The zoo has other projects, dependent on public and private funding over the next several years, on the horizon. Among them are an enlarged exhibit to house more polar bears, including youngsters; a third continent, Asia; and the Children’s Discovery Center. ...
“The keeping of bears is the next big thing after elephants[, said N.C. Zoo Director Dr. David Jones]. They need land space, more than originally thought.”
Enlarged exhibits are needed for the zoo’s polar, grizzly and black bears.
Jones noted that the design for the present polar bear exhibit, which opened in 1994, “was state of the art at the time.”
The current plan for the Rocky Coast exhibit is to provide new holding facilities — capable of housing five or six polar bears, including youngsters — and three times the present exhibit space. Estimated cost is $6.2 million.

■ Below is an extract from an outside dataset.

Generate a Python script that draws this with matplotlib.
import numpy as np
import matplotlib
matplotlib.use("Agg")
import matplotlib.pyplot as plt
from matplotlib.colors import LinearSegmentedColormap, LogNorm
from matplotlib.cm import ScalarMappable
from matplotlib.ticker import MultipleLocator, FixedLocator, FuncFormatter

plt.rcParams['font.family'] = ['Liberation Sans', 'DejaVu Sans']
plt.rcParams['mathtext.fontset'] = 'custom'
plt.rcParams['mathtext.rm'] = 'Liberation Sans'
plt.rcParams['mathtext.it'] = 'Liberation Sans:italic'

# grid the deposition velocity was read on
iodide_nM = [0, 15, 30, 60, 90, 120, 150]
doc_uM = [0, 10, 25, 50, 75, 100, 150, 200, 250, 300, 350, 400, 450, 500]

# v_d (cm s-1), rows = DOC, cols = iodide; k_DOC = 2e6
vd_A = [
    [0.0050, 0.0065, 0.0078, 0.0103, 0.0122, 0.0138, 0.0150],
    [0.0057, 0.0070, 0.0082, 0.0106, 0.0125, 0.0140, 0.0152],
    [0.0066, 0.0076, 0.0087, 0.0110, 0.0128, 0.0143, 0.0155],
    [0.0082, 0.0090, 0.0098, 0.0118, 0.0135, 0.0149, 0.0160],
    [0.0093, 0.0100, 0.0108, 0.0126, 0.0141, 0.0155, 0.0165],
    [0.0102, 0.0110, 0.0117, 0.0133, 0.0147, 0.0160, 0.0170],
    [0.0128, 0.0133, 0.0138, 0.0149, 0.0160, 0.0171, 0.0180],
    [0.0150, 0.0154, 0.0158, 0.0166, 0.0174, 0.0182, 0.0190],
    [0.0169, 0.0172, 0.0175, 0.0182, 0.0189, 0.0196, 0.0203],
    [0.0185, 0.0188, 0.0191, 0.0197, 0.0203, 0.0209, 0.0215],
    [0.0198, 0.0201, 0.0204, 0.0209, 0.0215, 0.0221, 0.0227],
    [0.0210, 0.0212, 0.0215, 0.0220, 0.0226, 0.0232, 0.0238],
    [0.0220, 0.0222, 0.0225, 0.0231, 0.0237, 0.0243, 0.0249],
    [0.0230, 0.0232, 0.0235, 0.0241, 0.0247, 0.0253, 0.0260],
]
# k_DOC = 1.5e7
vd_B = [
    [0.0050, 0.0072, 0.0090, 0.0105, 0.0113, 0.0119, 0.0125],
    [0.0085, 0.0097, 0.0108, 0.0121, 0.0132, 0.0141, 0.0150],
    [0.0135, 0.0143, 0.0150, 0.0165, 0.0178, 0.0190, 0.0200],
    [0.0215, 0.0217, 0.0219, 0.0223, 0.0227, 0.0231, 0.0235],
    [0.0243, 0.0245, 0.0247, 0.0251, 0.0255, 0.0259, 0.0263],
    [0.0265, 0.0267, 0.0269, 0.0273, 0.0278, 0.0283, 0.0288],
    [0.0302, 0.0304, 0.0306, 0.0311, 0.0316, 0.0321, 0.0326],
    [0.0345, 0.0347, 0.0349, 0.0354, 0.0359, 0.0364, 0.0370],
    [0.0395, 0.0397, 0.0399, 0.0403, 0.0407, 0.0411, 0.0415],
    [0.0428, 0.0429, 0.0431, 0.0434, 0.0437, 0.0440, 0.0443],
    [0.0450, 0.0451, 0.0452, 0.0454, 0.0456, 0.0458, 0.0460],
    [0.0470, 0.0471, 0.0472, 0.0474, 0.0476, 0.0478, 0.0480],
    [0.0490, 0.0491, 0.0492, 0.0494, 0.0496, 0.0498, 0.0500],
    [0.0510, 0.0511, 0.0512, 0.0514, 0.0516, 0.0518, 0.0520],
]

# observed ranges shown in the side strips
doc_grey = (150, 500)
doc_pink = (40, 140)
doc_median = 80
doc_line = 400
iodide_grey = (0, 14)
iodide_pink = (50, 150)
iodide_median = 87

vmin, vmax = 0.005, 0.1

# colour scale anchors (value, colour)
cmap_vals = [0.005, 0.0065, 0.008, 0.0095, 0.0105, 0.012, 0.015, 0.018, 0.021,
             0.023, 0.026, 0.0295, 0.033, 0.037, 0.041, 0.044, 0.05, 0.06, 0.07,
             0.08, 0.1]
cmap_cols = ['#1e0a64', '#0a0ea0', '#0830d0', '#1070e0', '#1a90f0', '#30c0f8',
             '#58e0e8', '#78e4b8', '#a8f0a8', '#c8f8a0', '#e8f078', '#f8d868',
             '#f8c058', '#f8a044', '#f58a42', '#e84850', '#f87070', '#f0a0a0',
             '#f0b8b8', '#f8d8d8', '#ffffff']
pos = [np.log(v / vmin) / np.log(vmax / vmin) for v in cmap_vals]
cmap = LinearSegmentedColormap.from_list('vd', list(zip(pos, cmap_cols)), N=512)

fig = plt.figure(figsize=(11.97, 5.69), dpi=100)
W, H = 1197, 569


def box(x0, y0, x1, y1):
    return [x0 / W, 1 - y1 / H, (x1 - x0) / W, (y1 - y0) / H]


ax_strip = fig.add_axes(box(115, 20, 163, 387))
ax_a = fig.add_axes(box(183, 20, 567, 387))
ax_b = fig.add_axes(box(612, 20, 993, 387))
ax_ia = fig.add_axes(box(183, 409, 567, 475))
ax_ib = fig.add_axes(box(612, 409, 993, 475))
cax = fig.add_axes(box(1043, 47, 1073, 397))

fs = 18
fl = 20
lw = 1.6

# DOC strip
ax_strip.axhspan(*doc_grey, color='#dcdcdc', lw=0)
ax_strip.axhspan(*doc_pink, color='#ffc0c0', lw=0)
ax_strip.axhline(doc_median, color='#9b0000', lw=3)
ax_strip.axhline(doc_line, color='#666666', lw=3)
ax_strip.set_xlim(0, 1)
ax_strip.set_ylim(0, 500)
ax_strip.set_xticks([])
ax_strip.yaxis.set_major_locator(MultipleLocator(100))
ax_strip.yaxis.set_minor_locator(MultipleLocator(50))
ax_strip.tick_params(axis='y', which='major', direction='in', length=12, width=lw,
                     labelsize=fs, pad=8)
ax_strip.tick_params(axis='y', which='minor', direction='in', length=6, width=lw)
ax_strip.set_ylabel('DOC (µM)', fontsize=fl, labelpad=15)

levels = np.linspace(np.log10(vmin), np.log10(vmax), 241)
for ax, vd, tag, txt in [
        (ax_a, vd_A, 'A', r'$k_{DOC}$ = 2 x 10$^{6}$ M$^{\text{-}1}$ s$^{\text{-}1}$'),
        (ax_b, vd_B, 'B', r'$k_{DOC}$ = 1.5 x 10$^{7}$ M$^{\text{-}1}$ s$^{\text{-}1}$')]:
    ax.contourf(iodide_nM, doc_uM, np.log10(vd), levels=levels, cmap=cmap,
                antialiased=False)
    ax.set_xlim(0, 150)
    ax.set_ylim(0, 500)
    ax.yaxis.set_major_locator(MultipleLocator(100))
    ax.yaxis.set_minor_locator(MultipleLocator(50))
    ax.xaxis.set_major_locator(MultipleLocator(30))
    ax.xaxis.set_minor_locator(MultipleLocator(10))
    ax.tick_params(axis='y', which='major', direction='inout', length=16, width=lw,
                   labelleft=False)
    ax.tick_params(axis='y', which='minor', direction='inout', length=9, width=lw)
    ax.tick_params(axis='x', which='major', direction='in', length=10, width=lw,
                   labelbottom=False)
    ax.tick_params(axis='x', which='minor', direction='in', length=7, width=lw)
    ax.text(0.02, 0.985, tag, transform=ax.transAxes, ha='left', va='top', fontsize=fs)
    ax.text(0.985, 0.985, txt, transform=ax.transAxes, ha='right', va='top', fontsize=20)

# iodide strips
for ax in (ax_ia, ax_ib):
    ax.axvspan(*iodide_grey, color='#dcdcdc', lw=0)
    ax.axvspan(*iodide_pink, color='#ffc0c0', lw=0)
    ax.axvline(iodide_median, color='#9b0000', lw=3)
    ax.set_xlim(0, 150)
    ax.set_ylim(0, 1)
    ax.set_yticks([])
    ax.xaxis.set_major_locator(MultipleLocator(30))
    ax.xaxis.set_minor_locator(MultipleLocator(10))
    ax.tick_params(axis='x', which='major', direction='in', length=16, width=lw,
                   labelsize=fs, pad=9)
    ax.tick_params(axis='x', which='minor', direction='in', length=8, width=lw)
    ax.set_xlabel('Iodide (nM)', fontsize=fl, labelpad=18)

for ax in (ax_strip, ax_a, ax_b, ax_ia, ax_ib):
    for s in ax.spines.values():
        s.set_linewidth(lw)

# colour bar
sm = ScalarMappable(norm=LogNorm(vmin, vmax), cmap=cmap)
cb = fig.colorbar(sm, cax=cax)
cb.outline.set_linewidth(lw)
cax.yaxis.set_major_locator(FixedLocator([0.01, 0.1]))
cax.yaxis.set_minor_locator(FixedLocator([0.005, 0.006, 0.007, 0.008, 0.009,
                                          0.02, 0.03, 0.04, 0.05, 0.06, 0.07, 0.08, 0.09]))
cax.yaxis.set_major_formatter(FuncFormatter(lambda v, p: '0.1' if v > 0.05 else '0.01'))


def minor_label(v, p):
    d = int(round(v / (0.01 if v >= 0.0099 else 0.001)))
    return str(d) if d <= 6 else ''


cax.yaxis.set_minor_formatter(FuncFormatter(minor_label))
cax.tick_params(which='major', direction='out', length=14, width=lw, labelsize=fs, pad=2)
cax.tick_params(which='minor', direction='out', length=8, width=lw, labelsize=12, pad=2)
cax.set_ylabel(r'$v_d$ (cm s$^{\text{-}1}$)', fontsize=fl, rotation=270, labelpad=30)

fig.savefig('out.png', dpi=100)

The next project would be doubling the enclosure size for grizzly bears and making modifications to the black bear exhibit. Estimated cost is $2.5 million.

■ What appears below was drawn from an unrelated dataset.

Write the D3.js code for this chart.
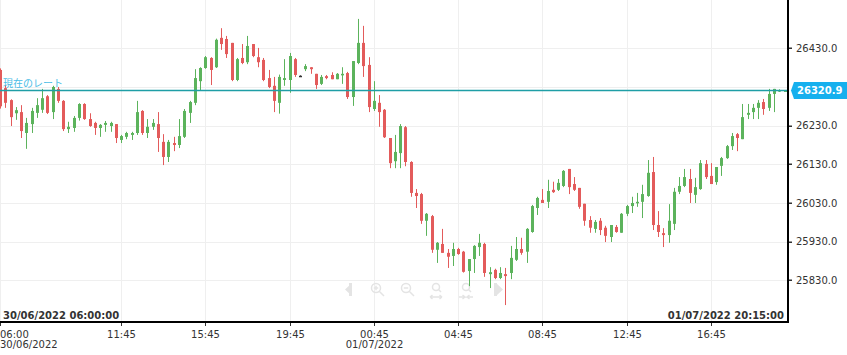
<!DOCTYPE html>
<html><head><meta charset="utf-8">
<script src="https://cdn.jsdelivr.net/npm/d3@7/dist/d3.min.js"></script>
<style>html,body{margin:0;padding:0;background:#fff;}svg{display:block;font-family:"DejaVu Sans",Verdana,sans-serif;}</style>
</head><body><div id="chart"></div>
<script>
// ---- data (15-minute candles, 30/06/2022 06:00 -> 01/07/2022 20:15) ----
const open  = [26374,26327,26296,26262,26265,26211,26234,26263,26271,26306,26265,26325,26294,26221,26224,26250,26286,26247,26237,26224,26232,26229,26234,26193,26201,26206,26211,26268,26211,26227,26234,26188,26149,26185,26180,26201,26263,26289,26345,26379,26405,26381,26457,26454,26444,26348,26405,26394,26441,26407,26400,26353,26333,26289,26348,26348,26402,26359,26376,26381,26364,26338,26358,26361,26350,26360,26366,26304,26392,26444,26387,26273,26289,26271,26198,26138,26159,26226,26136,26056,26053,25984,25996,25909,25924,25901,25893,25911,25904,25854,25885,25916,25924,25846,25857,25836,25846,25849,25883,25911,25904,25955,26017,26038,26033,26064,26064,26074,26118,26079,26069,26028,25986,25963,25984,25966,25942,25968,25953,26002,26022,26030,26033,26048,26110,25973,25952,25947,25976,26059,26074,26092,26051,26066,26131,26100,26084,26126,26146,26177,26208,26195,26258,26265,26276,26291,26276,26312,26318,26320];
const high  = [26378,26335,26298,26278,26283,26250,26276,26301,26325,26309,26333,26330,26296,26240,26255,26288,26288,26262,26240,26234,26242,26240,26234,26206,26214,26214,26294,26270,26247,26247,26265,26208,26193,26201,26247,26273,26294,26376,26381,26410,26407,26455,26482,26462,26444,26405,26441,26462,26441,26431,26405,26374,26356,26362,26402,26418,26405,26360,26389,26381,26364,26361,26361,26368,26366,26381,26369,26397,26506,26488,26407,26345,26309,26273,26198,26206,26234,26229,26138,26066,26056,26004,25999,25929,25963,25911,25927,25914,25906,25885,25921,25950,25927,25864,25860,25864,25862,25919,25942,25940,25965,26025,26046,26066,26090,26085,26092,26115,26118,26097,26069,26028,25996,25986,25991,25971,25973,25973,26004,26025,26046,26056,26077,26141,26149,26009,25965,26027,26069,26097,26118,26118,26095,26141,26141,26133,26123,26149,26180,26211,26211,26286,26286,26286,26296,26299,26325,26325,26324,26322];
const low   = [26274,26276,26229,26245,26198,26170,26211,26250,26263,26260,26247,26289,26216,26211,26214,26243,26245,26227,26206,26201,26214,26214,26185,26185,26195,26193,26206,26206,26198,26219,26162,26128,26136,26164,26172,26198,26237,26283,26322,26377,26335,26379,26426,26405,26345,26345,26389,26389,26407,26381,26345,26327,26265,26261,26333,26315,26356,26358,26371,26364,26325,26335,26350,26350,26350,26338,26299,26281,26389,26356,26265,26268,26227,26198,26120,26120,26120,26125,26046,26017,25976,25945,25901,25875,25901,25862,25867,25896,25850,25815,25849,25893,25839,25810,25833,25833,25766,25833,25880,25896,25875,25953,25999,26030,26017,26056,26061,26071,26053,26061,26015,25971,25953,25953,25947,25929,25929,25953,25953,25996,26004,26020,25991,26046,25960,25942,25916,25927,25960,26053,26071,26030,26030,26064,26092,26079,26077,26100,26144,26167,26164,26195,26247,26247,26247,26258,26268,26265,26317,26319];
const close = [26280,26289,26252,26270,26216,26237,26268,26283,26301,26263,26330,26294,26221,26227,26250,26286,26247,26229,26224,26232,26237,26237,26198,26203,26211,26211,26265,26211,26227,26237,26198,26149,26188,26180,26203,26268,26291,26353,26379,26407,26374,26452,26441,26415,26348,26402,26392,26436,26410,26394,26348,26330,26294,26356,26353,26410,26361,26359,26384,26376,26335,26356,26353,26350,26364,26364,26304,26397,26444,26384,26278,26294,26265,26200,26133,26162,26229,26136,26056,26048,25984,26002,25909,25927,25901,25891,25911,25898,25852,25885,25919,25927,25849,25851,25836,25849,25841,25888,25911,25901,25963,26022,26043,26030,26061,26058,26082,26113,26071,26064,26020,25984,25966,25981,25960,25945,25973,25955,26002,26022,26030,26033,26053,26108,25973,25955,25947,25984,26059,26074,26097,26056,26071,26133,26097,26079,26123,26146,26177,26203,26198,26252,26263,26276,26289,26273,26312,26325,26322,26321];
const currentRate = 26320.9;
const yTickValues = [25830, 25930, 26030, 26130, 26230, 26330, 26430];
const xTickIndex  = [0, 23, 39, 55, 71, 87, 103, 119, 135];
const xTickTime   = ["06:00","11:45","15:45","19:45","00:45","04:45","08:45","12:45","16:45"];
const xTickDate   = ["30/06/2022","","","","01/07/2022","","","",""];
const rangeStart = "30/06/2022 06:00:00";
const rangeEnd   = "01/07/2022 20:15:00";
const rateLabel  = "現在のレート";

// ---- layout ----
const W = 847, H = 355;
const plotR = 787, plotB = 322;
const svg = d3.select("#chart").append("svg").attr("width", W).attr("height", H);

const n = open.length;
const x = d3.scaleLinear().domain([0, n - 1]).range([0, 784.5]);
const y = d3.scaleLinear().domain([25722.2, 26554.9]).range([plotB, 0]);

svg.append("defs").append("clipPath").attr("id","clip")
  .append("rect").attr("x",0).attr("y",0).attr("width",plotR).attr("height",plotB);

// grid
const grid = svg.append("g").attr("clip-path","url(#clip)");
grid.selectAll("line.h").data(yTickValues).join("line")
  .attr("x1",0).attr("x2",plotR)
  .attr("y1",d=>Math.round(y(d))+0.5).attr("y2",d=>Math.round(y(d))+0.5)
  .attr("stroke","#efefef").attr("stroke-width",1);
grid.selectAll("line.v").data(xTickIndex).join("line")
  .attr("y1",0).attr("y2",plotB)
  .attr("x1",d=>Math.round(x(d))+0.5).attr("x2",d=>Math.round(x(d))+0.5)
  .attr("stroke","#efefef").attr("stroke-width",1);

// faint navigation icons
const nav = svg.append("g").attr("fill","none").attr("stroke","#e4e4e4").attr("stroke-width",1.5);
nav.append("path").attr("d","M352,283 L345,289.5 L352,296 Z").attr("fill","#e4e4e4").attr("stroke","none");
nav.append("rect").attr("x",349).attr("y",283).attr("width",3).attr("height",13).attr("fill","#e4e4e4").attr("stroke","none");
[[376,"+"],[406,"-"]].forEach(([cx,s])=>{
  nav.append("circle").attr("cx",cx).attr("cy",288).attr("r",4.5);
  nav.append("line").attr("x1",cx+3.2).attr("y1",291.2).attr("x2",cx+8).attr("y2",296);
  nav.append("line").attr("x1",cx-2.2).attr("x2",cx+2.2).attr("y1",288).attr("y2",288);
  if(s==="+") nav.append("line").attr("x1",cx).attr("x2",cx).attr("y1",285.8).attr("y2",290.2);
});
[436,466].forEach((cx,k)=>{
  nav.append("circle").attr("cx",cx).attr("cy",287).attr("r",3.5);
  nav.append("line").attr("x1",cx+2.5).attr("y1",289.5).attr("x2",cx+5).attr("y2",292);
  if(k===0){
    nav.append("path").attr("d",`M${cx-6},297 L${cx+6},297 M${cx-6},297 l2.5,-2 M${cx-6},297 l2.5,2 M${cx+6},297 l-2.5,-2 M${cx+6},297 l-2.5,2`);
  } else {
    nav.append("path").attr("d",`M${cx-7},297 L${cx-1},297 l-2.5,-2 M${cx-1},297 l-2.5,2 M${cx+7},297 L${cx+1},297 l2.5,-2 M${cx+1},297 l2.5,2`);
  }
});
nav.append("rect").attr("x",494).attr("y",283).attr("width",3).attr("height",13).attr("fill","#e4e4e4").attr("stroke","none");
nav.append("path").attr("d","M496,283 L503,289.5 L496,296 Z").attr("fill","#e4e4e4").attr("stroke","none");

// candles
const green = "#5cb35c", red = "#e35b5b", doji = "#333";
const col = i => close[i] > open[i] ? green : (close[i] < open[i] ? red : doji);
const cg = svg.append("g").attr("clip-path","url(#clip)");
const idx = d3.range(n);
cg.selectAll("line.wick").data(idx).join("line")
  .attr("x1",i=>Math.round(x(i))+0.5).attr("x2",i=>Math.round(x(i))+0.5)
  .attr("y1",i=>y(high[i])).attr("y2",i=>y(low[i]))
  .attr("stroke",col).attr("stroke-width",1);
cg.selectAll("rect.body").data(idx).join("rect")
  .attr("x",i=>Math.round(x(i))-1).attr("width",3)
  .attr("y",i=>y(Math.max(open[i],close[i])))
  .attr("height",i=>Math.max(1.5, Math.abs(y(open[i])-y(close[i]))))
  .attr("fill",col);

// current rate line
svg.append("line").attr("x1",0).attr("x2",plotR)
  .attr("y1",y(currentRate)).attr("y2",y(currentRate))
  .attr("stroke","#1f9ea6").attr("stroke-width",1.3);
svg.append("text").attr("x",3).attr("y",y(currentRate)-3)
  .attr("font-size",10).attr("fill","#49bde6")
  .attr("font-family","'Noto Sans CJK JP',sans-serif").text(rateLabel);

// axes lines
svg.append("line").attr("x1",plotR+1).attr("x2",plotR+1).attr("y1",0).attr("y2",plotB+1)
  .attr("stroke","#000").attr("stroke-width",2);
svg.append("line").attr("x1",0).attr("x2",plotR+2).attr("y1",plotB).attr("y2",plotB)
  .attr("stroke","#000").attr("stroke-width",2);

// y axis ticks/labels
const ya = svg.append("g");
yTickValues.filter(v => Math.abs(y(v)-y(currentRate)) > 8).forEach(v=>{
  ya.append("rect").attr("x",plotR+2).attr("y",Math.round(y(v))-0.5).attr("width",3).attr("height",1.5).attr("fill","#333");
  ya.append("text").attr("x",796).attr("y",y(v)+3.8).attr("font-size",10).attr("fill","#333").text(d3.format(".1f")(v));
});

// current rate tag
const ty = y(currentRate);
svg.append("path")
  .attr("d",`M${plotR+4},${ty} L${plotR+7},${ty-8.5} L${W},${ty-8.5} L${W},${ty+8.5} L${plotR+7},${ty+8.5} Z`)
  .attr("fill","#16b0ee");
svg.append("text").attr("x",797).attr("y",ty+3.8).attr("font-size",10).attr("font-weight","bold")
  .attr("fill","#fff").text(d3.format(".1f")(currentRate));

// x axis ticks/labels
const xa = svg.append("g").attr("font-size",10).attr("fill","#333");
xTickIndex.forEach((t,k)=>{
  const px = Math.round(x(t))+0.5;
  xa.append("line").attr("x1",px).attr("x2",px).attr("y1",plotB+1).attr("y2",plotB+4).attr("stroke","#333").attr("stroke-width",1);
  const anchor = k===0 ? "start" : "middle";
  const tx = k===0 ? 0 : px;
  xa.append("text").attr("x",tx).attr("y",338).attr("text-anchor",anchor).text(xTickTime[k]);
  if (xTickDate[k]) xa.append("text").attr("x",tx).attr("y",348).attr("text-anchor",anchor).text(xTickDate[k]);
});

// range labels
svg.append("text").attr("x",3).attr("y",319).attr("font-size",10).attr("font-weight","bold").attr("fill","#333").text(rangeStart);
svg.append("text").attr("x",784).attr("y",319).attr("text-anchor","end").attr("font-size",10).attr("font-weight","bold").attr("fill","#333").text(rangeEnd);
</script></body></html>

Jones said that early planning work is already under way for the Asian continent, which would be constructed on a 100-acre area between the parking lots for Africa and North America. ...

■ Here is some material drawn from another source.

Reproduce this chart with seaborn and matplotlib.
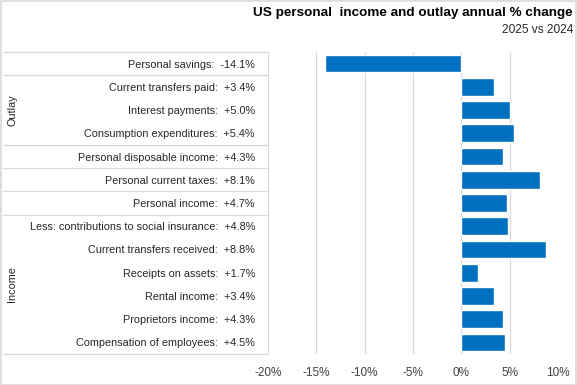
import matplotlib
matplotlib.use("Agg")
import matplotlib.pyplot as plt
import matplotlib.transforms as mtransforms
import seaborn as sns
import pandas as pd

categories = [
    "Personal savings",
    "Current transfers paid",
    "Interest payments",
    "Consumption expenditures",
    "Personal disposable income",
    "Personal current taxes",
    "Personal income",
    "Less: contributions to social insurance",
    "Current transfers received",
    "Receipts on assets",
    "Rental income",
    "Proprietors income",
    "Compensation of employees",
]
values = [-14.1, 3.4, 5.0, 5.4, 4.3, 8.1, 4.7, 4.8, 8.8, 1.7, 3.4, 4.3, 4.5]
x_ticks = [-20, -15, -10, -5, 0, 5, 10]
x_tick_labels = ["-20%", "-15%", "-10%", "-5%", "0%", "5%", "10%"]
title = "US personal  income and outlay annual % change"
group_labels = ["Outlay", "Income"]

sns.set_theme(style="white")
plt.rcParams["font.family"] = ["Liberation Sans", "DejaVu Sans"]

W, H = 577, 385
fig = plt.figure(figsize=(W / 100, H / 100), dpi=100)
ax_left, ax_right, ax_top, ax_bot = 268, 558, 52, 354
ax = fig.add_axes([ax_left / W, 1 - ax_bot / H, (ax_right - ax_left) / W, (ax_bot - ax_top) / H])

df = pd.DataFrame({"category": categories, "value": values})
sns.barplot(data=df, x="value", y="category", orient="h", color="#0070C0",
            saturation=1, width=0.76, ax=ax, order=categories)

ax.set_xlim(-20, 10)
ax.set_ylim(len(categories) - 0.5, -0.5)
ax.set_xticks(x_ticks)
ax.set_xticklabels(x_tick_labels, fontsize=8.5, color="#404040")
labels = [f"{c}:  {v:+.1f}%" for c, v in zip(categories, values)]
ax.set_yticks(range(len(categories)))
ax.set_yticklabels(labels, fontsize=7.8, color="#262626")
ax.tick_params(axis="y", length=0, pad=9.4)
ax.tick_params(axis="x", length=0, pad=9)
ax.set_xlabel("")
ax.set_ylabel("")
for s in ax.spines.values():
    s.set_visible(False)
for t in x_ticks:
    ax.axvline(t, color="#d9d9d9", lw=0.9, zorder=0)

# table lines
trans = mtransforms.blended_transform_factory(fig.transFigure, ax.transData)
for yb in [-0.5, 0.5, 3.5, 4.5, 5.5, 6.5, 12.5]:
    ax.plot([3 / W, ax_left / W], [yb, yb], transform=trans, color="#d9d9d9",
            lw=0.9, clip_on=False)

ax.text(12 / W, 2.0, group_labels[0], transform=trans, rotation=90, ha="center",
        va="center", fontsize=7.8, color="#262626")
ax.text(12 / W, 9.5, group_labels[1], transform=trans, rotation=90, ha="center",
        va="center", fontsize=7.8, color="#262626")

fig.text(573 / W, 1 - 13 / H, title, ha="right", va="center", fontsize=9.7,
         fontweight="bold", color="#000000")
fig.text(573 / W, 1 - 30 / H, "2025 vs 2024", ha="right", va="center", fontsize=8.6,
         color="#262626")

fig.patches.append(plt.Rectangle((0.5 / W, 0.5 / H), (W - 1.5) / W, (H - 1.5) / H,
                                 transform=fig.transFigure, fill=False,
                                 edgecolor="#d9d9d9", lw=1.2))

fig.savefig("out.png", dpi=100)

The new continent would focus on Asian animals, plants and habitats.
Featured animals in the first phase would include the Great One-Horned Indian Rhino and the zoo’s most requested species, tigers.
The second phase could bring in Giant Pandas and other species, like snow leopards, from the foothills and high mountain tops of the Eastern Himalayas, themed around China’s largest panda sanctuary, “Wolong.” Orangutans and Malayan tapirs would be included in the third phase. Estimated cost is $43.5 million. ...
Friday, December 07, 2007
N.C. Zoo looks, plans for the future
The North Carolina Zoo in Asheboro has some grand ideas for its future. Here's to hoping they come to fruition.
An enlarged elephant and rhino exhibit is on tap for next spring, according to the Asheboro Courier-Tribune.
"The new exhibits will feature the state zoo’s expanded herds of nine rhinoceros and seven elephants, the most ever, and improve the ability to breed both pachyderm species. The elephants are part of one of the largest African elephant collections in the United States," said the paper.
We are fortunate here in North Carolina have such a world-class zoo. And we are even more fortunate that its leaders want to keep forging ahead, making it better and better.